Dalam petualangan memanjat di Watugunung bersama sahabat barunya Parang Jati-yang penduduk asli lereng Watugunung dekat Pantai laut selatan itulah dia mengalami hal-hal yang selama ini dianggap takhayul sehingga terjadi pergolakan dalam dirinya tentang hal tersebut.
Saat tertidur di Watugunung, dia mengalami hal aneh. Mimpi bertemu penunggu gunung itu yang dia sebut Sebul, dalam gambarannya sebul adalah mahluk berkaki serigala, memiliki payudara, berkelamin ganda yang membisikkan tentang bilangan Fu. Bilangan yang menyerupai obat nyamuk bakar, melingkar keluar bagai labirin yang juga disebut Hu.
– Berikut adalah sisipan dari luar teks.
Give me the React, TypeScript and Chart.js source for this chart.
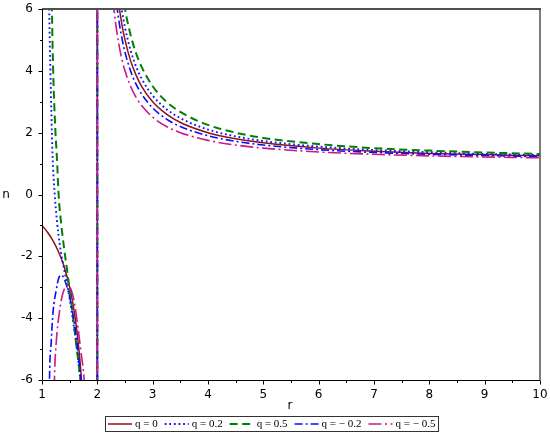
import React, { useEffect, useRef } from 'react';
import { Chart, registerables } from 'chart.js';

Chart.register(...registerables);

// ---- Series metadata ----
const seriesLabels = ['q = 0', 'q = 0.2', 'q = 0.5', 'q = − 0.2', 'q = − 0.5'];
const seriesColors = ['#8b1414', '#1414ff', '#008000', '#0a0aff', '#c8188c'];
const seriesDashes = [[], [1.8, 2.8], [8, 4.5], [8, 3, 2, 3], [13, 3.5, 2, 3.5]];
const seriesWidths = [1.5, 1.9, 2, 1.6, 1.6];

// ---- Left branch (1 <= r < 2) ----
const leftR0 = [1, 1.1, 1.2, 1.3, 1.4, 1.5, 1.55, 1.6, 1.65, 1.7, 1.75];
const leftN0 = [-1, -1.22, -1.5, -1.86, -2.33, -3, -3.44, -4, -4.71, -5.67, -7];

const leftR1 = [1.12, 1.13, 1.15, 1.17, 1.19, 1.23, 1.27, 1.32, 1.37, 1.42, 1.47, 1.52, 1.57, 1.62, 1.67, 1.71];
const leftN1 = [7.2, 6, 4.15, 2.6, 1.3, 0, -0.85, -1.6, -2.15, -2.6, -3.05, -3.6, -4.2, -4.85, -5.6, -6.3];

const leftR2 = [1.175, 1.18, 1.2, 1.24, 1.27, 1.3, 1.35, 1.4, 1.45, 1.5, 1.55, 1.6, 1.65, 1.69, 1.72];
const leftN2 = [7, 6, 4.14, 2.14, 1.17, 0, -1, -1.75, -2.4, -3.1, -3.8, -4.55, -5.3, -5.94, -6.5];

const leftR3 = [1.13, 1.136, 1.166, 1.2, 1.257, 1.3, 1.347, 1.4, 1.45, 1.51, 1.61, 1.68, 1.73];
const leftN3 = [-7, -5.95, -4.8, -3.8, -3.09, -2.72, -2.6, -2.72, -2.98, -3.4, -4.48, -5.57, -6.5];

const leftR4 = [1.215, 1.226, 1.257, 1.32, 1.376, 1.47, 1.53, 1.58, 1.65, 1.7, 1.76, 1.78];
const leftN4 = [-7, -5.9, -4.8, -3.74, -3.2, -2.93, -3.1, -3.45, -4.3, -5.03, -5.94, -6.5];

// ---- Right branch (r > 2) ----
const rightR = [2.25, 2.3, 2.35, 2.4, 2.45, 2.5, 2.6, 2.7, 2.8, 3, 3.25, 3.5, 4, 4.5, 5, 6, 7, 8, 9, 10];
const rightN0 = [9, 7.67, 6.71, 6, 5.44, 5, 4.33, 3.86, 3.5, 3, 2.6, 2.33, 2, 1.8, 1.67, 1.5, 1.4, 1.33, 1.29, 1.25];
const rightN1 = [9.8, 8.33, 7.29, 6.5, 5.89, 5.4, 4.67, 4.14, 3.75, 3.2, 2.76, 2.47, 2.1, 1.88, 1.73, 1.55, 1.44, 1.37, 1.31, 1.275];
const rightN2 = [11, 9.33, 8.14, 7.25, 6.56, 6, 5.17, 4.57, 4.13, 3.5, 3, 2.67, 2.25, 2, 1.83, 1.63, 1.5, 1.42, 1.36, 1.31];
const rightN3 = [8.2, 7, 6.14, 5.5, 5.0, 4.6, 4, 3.57, 3.25, 2.8, 2.44, 2.2, 1.9, 1.72, 1.6, 1.45, 1.36, 1.3, 1.26, 1.225];
const rightN4 = [7, 6, 5.29, 4.75, 4.33, 4, 3.5, 3.14, 2.875, 2.5, 2.2, 2, 1.75, 1.6, 1.5, 1.375, 1.3, 1.25, 1.214, 1.1875];

// ---- Asymptote drawn by every curve at r = 2 ----
const asymptoteR = [2, 2];
const asymptoteN = [-6.5, 6.5];

// ---- Axes ----
const xRange = [1, 10];
const yRange = [-6, 6];
const xMajorTicks = [1, 2, 3, 4, 5, 6, 7, 8, 9, 10];
const xMinorTicks = [1.5, 2.5, 3.5, 4.5, 5.5, 6.5, 7.5, 8.5, 9.5];
const yMajorTicks = [-6, -4, -2, 0, 2, 4, 6];
const yMinorTicks = [-5, -3, -1, 1, 3, 5];
const xTitle = 'r';
const yTitle = 'n';

const leftRs = [leftR0, leftR1, leftR2, leftR3, leftR4];
const leftNs = [leftN0, leftN1, leftN2, leftN3, leftN4];
const rightNs = [rightN0, rightN1, rightN2, rightN3, rightN4];

const zip = (xs: number[], ys: number[]) => xs.map((x, i) => ({ x, y: ys[i] }));

const decorPlugin = {
  id: 'decor',
  afterDraw(chart: any) {
    const { ctx, chartArea: a, scales } = chart;
    const xs = scales.x;
    const ys = scales.y;
    ctx.save();
    ctx.setLineDash([]);
    // frame top / right
    ctx.strokeStyle = '#505050';
    ctx.lineWidth = 2;
    ctx.beginPath();
    ctx.moveTo(a.left, a.top);
    ctx.lineTo(a.right + 1, a.top);
    ctx.stroke();
    ctx.lineWidth = 1.5;
    ctx.beginPath();
    ctx.moveTo(a.right, a.top);
    ctx.lineTo(a.right, a.bottom);
    ctx.stroke();
    // axes
    ctx.strokeStyle = '#000';
    ctx.lineWidth = 1;
    ctx.beginPath();
    ctx.moveTo(a.left + 0.5, a.top);
    ctx.lineTo(a.left + 0.5, a.bottom + 0.5);
    ctx.lineTo(a.right, a.bottom + 0.5);
    ctx.stroke();
    // ticks
    const tick = (px: number, py: number, dx: number, dy: number) => {
      ctx.beginPath();
      ctx.moveTo(px, py);
      ctx.lineTo(px + dx, py + dy);
      ctx.stroke();
    };
    xMajorTicks.forEach((v) => tick(Math.round(xs.getPixelForValue(v)) + 0.5, a.bottom + 0.5, 0, 4));
    xMinorTicks.forEach((v) => tick(Math.round(xs.getPixelForValue(v)) + 0.5, a.bottom + 0.5, 0, 2.5));
    yMajorTicks.forEach((v) => tick(a.left + 0.5, Math.round(ys.getPixelForValue(v)) + 0.5, -4, 0));
    yMinorTicks.forEach((v) => tick(a.left + 0.5, Math.round(ys.getPixelForValue(v)) + 0.5, -2.5, 0));
    // tick labels
    ctx.fillStyle = '#000';
    ctx.font = '12px "DejaVu Sans"';
    ctx.textAlign = 'center';
    ctx.textBaseline = 'middle';
    xMajorTicks.forEach((v) => ctx.fillText(String(v), xs.getPixelForValue(v), a.bottom + 15));
    ctx.textAlign = 'right';
    yMajorTicks.forEach((v) => ctx.fillText(String(v), a.left - 9, ys.getPixelForValue(v)));
    // axis titles
    ctx.font = '12px "DejaVu Sans"';
    ctx.textAlign = 'center';
    ctx.fillText(yTitle, 6, ys.getPixelForValue(0));
    ctx.fillText(xTitle, 290, 406);
    // legend
    ctx.font = '11px "Liberation Serif"';
    const lineLen = 24;
    const gapLT = 3;
    const gapItem = 7;
    const textW = seriesLabels.map((t) => ctx.measureText(t).width);
    const total = textW.reduce((s, w) => s + w + lineLen + gapLT, 0) + gapItem * (seriesLabels.length - 1);
    const ly = 424;
    let x = 271.7 - total / 2;
    ctx.strokeStyle = '#333';
    ctx.lineWidth = 1;
    ctx.strokeRect(Math.round(x - 3) + 0.5, 416.5, Math.round(total + 6), 15);
    seriesLabels.forEach((t, i) => {
      ctx.strokeStyle = seriesColors[i];
      ctx.lineWidth = seriesWidths[i];
      ctx.setLineDash(seriesDashes[i]);
      ctx.beginPath();
      ctx.moveTo(x, ly);
      ctx.lineTo(x + lineLen, ly);
      ctx.stroke();
      ctx.setLineDash([]);
      x += lineLen + gapLT;
      ctx.textAlign = 'left';
      ctx.fillStyle = '#000';
      ctx.fillText(t, x, ly + 0.5);
      x += textW[i] + gapItem;
    });
    ctx.restore();
  },
};

export default function App() {
  const canvasRef = useRef<HTMLCanvasElement | null>(null);

  useEffect(() => {
    document.body.style.margin = '0';
    const canvas = canvasRef.current;
    if (!canvas) return;
    const datasets: any[] = [];
    seriesLabels.forEach((label, i) => {
      const common = {
        label,
        borderColor: seriesColors[i],
        backgroundColor: 'transparent',
        borderWidth: seriesWidths[i],
        borderDash: seriesDashes[i],
        pointRadius: 0,
        pointHoverRadius: 0,
        fill: false,
        cubicInterpolationMode: 'monotone',
        clip: 0,
        order: 5 - i,
      };
      datasets.push({ ...common, data: zip(leftRs[i], leftNs[i]) });
      datasets.push({ ...common, data: zip(asymptoteR, asymptoteN), cubicInterpolationMode: 'default', tension: 0 });
      datasets.push({ ...common, data: zip(rightR, rightNs[i]) });
    });

    const chart = new Chart(canvas, {
      type: 'line',
      data: { datasets },
      options: {
        responsive: false,
        animation: false,
        events: [],
        layout: { padding: { left: 0, right: 10, top: 9, bottom: 0 } },
        plugins: { legend: { display: false }, tooltip: { enabled: false } },
        scales: {
          x: {
            type: 'linear',
            min: xRange[0],
            max: xRange[1],
            grid: { display: false },
            border: { display: false },
            afterFit: (s: any) => { s.height = 56; },
            ticks: { display: false, stepSize: 1 },
          },
          y: {
            type: 'linear',
            min: yRange[0],
            max: yRange[1],
            grid: { display: false },
            border: { display: false },
            afterFit: (s: any) => { s.width = 42; },
            ticks: { display: false, stepSize: 2 },
          },
        },
      } as any,
      plugins: [decorPlugin],
    });
    return () => chart.destroy();
  }, []);

  return (
    <div style={{ width: 550, height: 436 }}>
      <canvas ref={canvasRef} width={550} height={436} />
    </div>
  );
}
Dalam penjabarannya Fu atau Hu, ini adalah bilangan ke 13, dalam hitungan jawa kuno, ada hitungan; ji,ro,lu,pat,mo,nem,tu,wu,nga,luh,las,sin,hu (hal.304). (Ji=siji/1, ro=loro/2, lu=telu/3, pat=papat/4, mo=limo/5, nem=enem/6, tu=pitu/7, wu=wolu/8, nga=sanga/9, luh=sepuluh/10, las=sebelas/11, sin=lusin/12, Hu=13). Angka 13 Yang biasanya di Barat disebut-sebut sebagai angka sial. Sementara dalam kepercayaan China, 13 bisa berarti 1+3 = 4 atau bliangan Tsi angka sial di China. Lalu bagaimana penjelasanya dalam Novel ini tentang Anga ke-13 tersebut? Tentu saja penjelasanya ada dalam Novel terbaru Ayu Utami ini.
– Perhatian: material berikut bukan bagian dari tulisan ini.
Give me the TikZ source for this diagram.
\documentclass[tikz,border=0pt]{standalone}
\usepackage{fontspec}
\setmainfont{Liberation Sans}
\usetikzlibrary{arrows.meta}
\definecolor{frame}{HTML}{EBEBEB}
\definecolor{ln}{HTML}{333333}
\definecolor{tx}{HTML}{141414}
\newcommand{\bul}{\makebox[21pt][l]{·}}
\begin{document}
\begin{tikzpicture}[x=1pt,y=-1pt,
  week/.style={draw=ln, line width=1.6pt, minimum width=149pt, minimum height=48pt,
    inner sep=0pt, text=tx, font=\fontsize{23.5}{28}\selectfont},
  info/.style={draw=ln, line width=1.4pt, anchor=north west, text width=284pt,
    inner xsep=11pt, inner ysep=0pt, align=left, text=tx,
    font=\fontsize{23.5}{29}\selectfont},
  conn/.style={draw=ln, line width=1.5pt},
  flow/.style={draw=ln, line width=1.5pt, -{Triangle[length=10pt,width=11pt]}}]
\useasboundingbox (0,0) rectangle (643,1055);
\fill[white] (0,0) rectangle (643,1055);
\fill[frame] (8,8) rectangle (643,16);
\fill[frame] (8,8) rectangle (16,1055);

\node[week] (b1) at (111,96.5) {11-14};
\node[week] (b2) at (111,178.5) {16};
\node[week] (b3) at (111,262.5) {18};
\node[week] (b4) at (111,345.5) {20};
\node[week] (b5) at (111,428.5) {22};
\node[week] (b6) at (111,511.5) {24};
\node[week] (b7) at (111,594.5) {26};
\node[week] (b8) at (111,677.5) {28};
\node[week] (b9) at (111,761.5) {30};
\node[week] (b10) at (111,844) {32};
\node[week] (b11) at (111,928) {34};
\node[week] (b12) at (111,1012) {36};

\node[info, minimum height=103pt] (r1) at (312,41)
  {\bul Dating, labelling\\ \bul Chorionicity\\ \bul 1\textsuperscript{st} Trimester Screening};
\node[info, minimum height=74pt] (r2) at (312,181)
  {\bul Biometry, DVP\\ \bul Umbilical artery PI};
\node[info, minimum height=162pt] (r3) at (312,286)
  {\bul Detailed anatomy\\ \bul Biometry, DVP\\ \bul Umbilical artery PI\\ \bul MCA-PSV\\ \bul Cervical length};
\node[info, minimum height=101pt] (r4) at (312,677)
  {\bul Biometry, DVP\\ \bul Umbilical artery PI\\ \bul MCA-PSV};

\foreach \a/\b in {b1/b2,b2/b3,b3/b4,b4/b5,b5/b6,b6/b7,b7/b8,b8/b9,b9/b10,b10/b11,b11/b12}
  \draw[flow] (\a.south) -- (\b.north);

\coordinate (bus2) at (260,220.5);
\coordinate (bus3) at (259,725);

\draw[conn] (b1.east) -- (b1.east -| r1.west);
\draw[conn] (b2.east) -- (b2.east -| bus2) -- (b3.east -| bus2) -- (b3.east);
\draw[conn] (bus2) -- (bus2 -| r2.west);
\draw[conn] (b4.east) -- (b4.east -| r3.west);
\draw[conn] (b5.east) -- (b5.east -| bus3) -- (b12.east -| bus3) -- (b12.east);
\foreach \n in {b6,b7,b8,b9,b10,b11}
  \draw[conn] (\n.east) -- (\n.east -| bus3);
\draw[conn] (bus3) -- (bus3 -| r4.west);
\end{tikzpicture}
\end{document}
Dalam mengungkapkan Spiritualisme Kritis yang menjadi tema besar novel ini, Ayu banyak sekali menghadirkan debat-debat antara tokoh Yuda dan Parang Jati, serta dengan penduduk setempat. Ayu juga banyak sekali menyinggung sejarah Babad Tanah Jawi dalam menyampaikan pendapatnya tentang berbagai adat istiadat yang berhubungan dengan spiritual Jawa seperti kepercayaan tentang Nyai Rara Kidul, pesembahan atau sesajen, upacara Bekakak di Yogyakarta.